The production makes a comment on social media through a trio of fairy-godmother puppets. In the song “Glow Up” they come and pick apart everything wrong with Cindy’s appearance, explaining the lengths she’ll have to go to be in with the chance of winning the Prince’s affection (“If you wanna hear I do, do what I do, hide the parts that aren’t right. Glow UP!, they trill). Toni Dee explains that the fairy-godmothers are an amalgamation of the worst of social media, they appear in the production when a character is feeling bad about themselves and affirm the only remedy is drastic changes to their appearance. It’s not just Cindy who falls victim to their persuasion, the Prince struggles with image expectations too. Sarah explains that, “there are boys grappling with all of this stuff increasingly, and men aren’t Princes with teeth that go ding. So, the show explores the idea of a prince that’s under this unbearable pressure to be a perfect ridiculous ideal, and who in the end needs saving”.
Thankfully, the godmothers’ antithesis is on hand in the form of Squee the squirrel. This puppet character reminds Ella and Cindy that they’re incredible as they are, one affirming catchy number “Get Your Squirrel On” promises to have audiences dancing in their seats.
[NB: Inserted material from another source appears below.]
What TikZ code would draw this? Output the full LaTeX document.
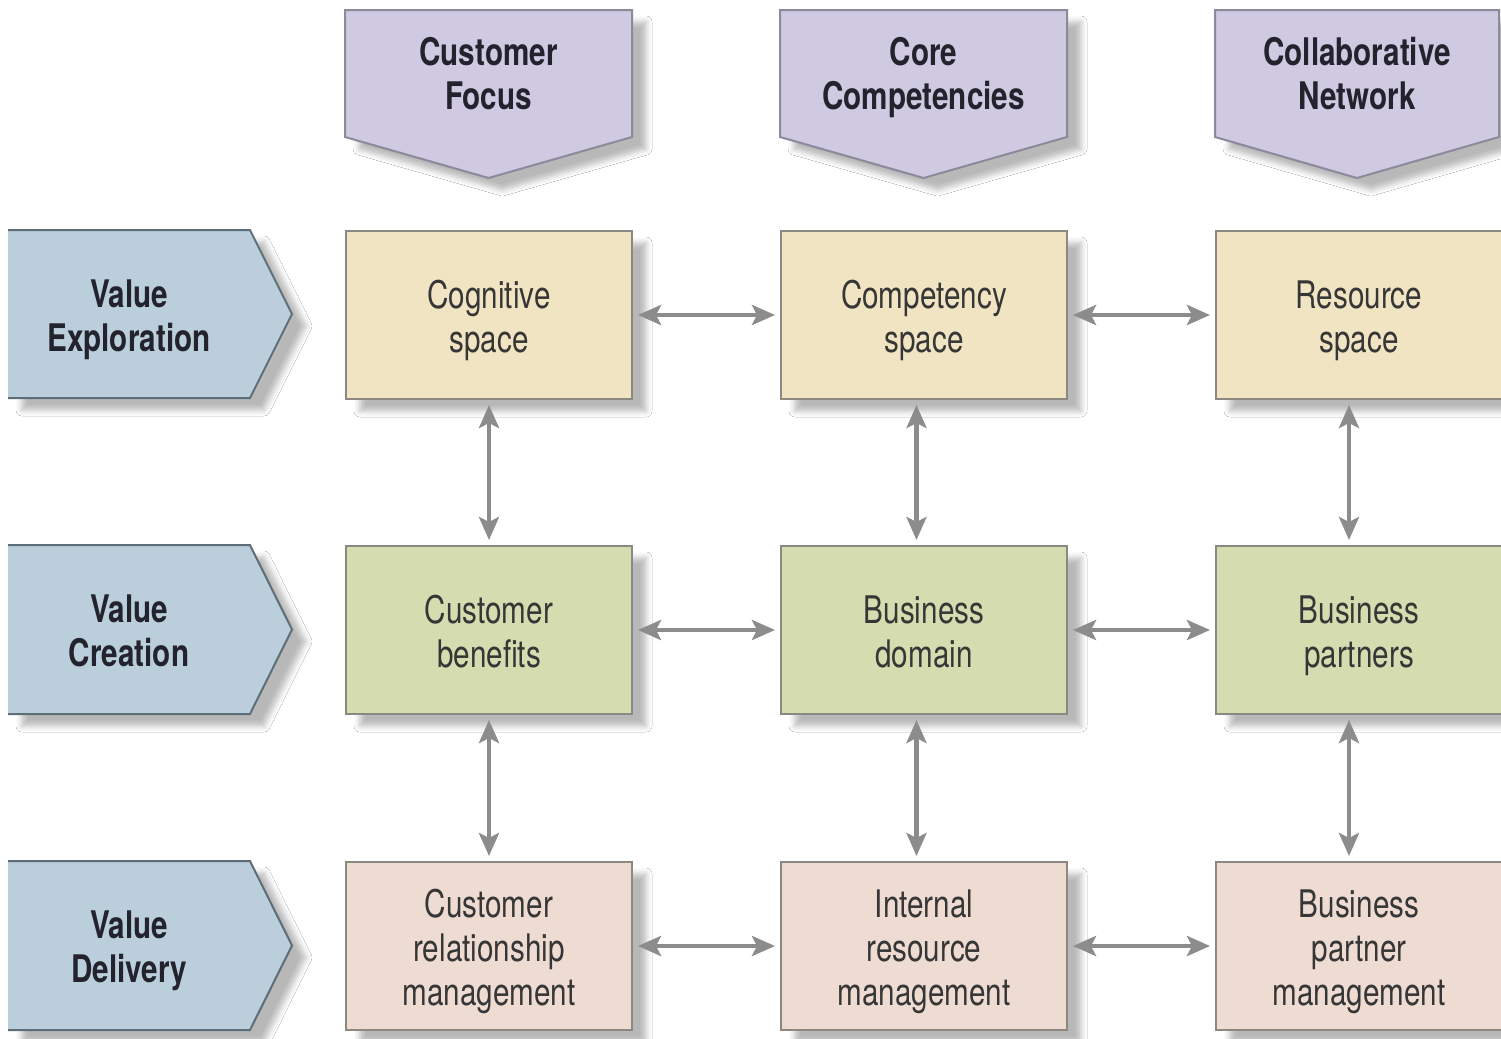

Cinderella: the AWESOME truth will be the first production to be performed on Polka’s Main Stage since re-opening in September. Speaking about their hopes for audiences Sarah explains, “I love Christmas shows, because for lots of families it’s their big theatre trip of the year, maybe their only theatre trip of the year. Schools who might not otherwise come to the theatre come at Christmas too. So, it’s your chance to tell a really big, bold, entertaining story that might just have an impact on some peoples’ lives.” Toni Dee adds, “I hope first and foremost, that audiences have a really good time singing along to all the songs and falling in love with the characters and enjoying themselves. But I also hope that this show can affirm for children that they are great the way that they are and that they don’t have to change things about their bodies to achieve anything. That being kind to each other, being able to go outside and play and laughing together are most important things you can do as a child”.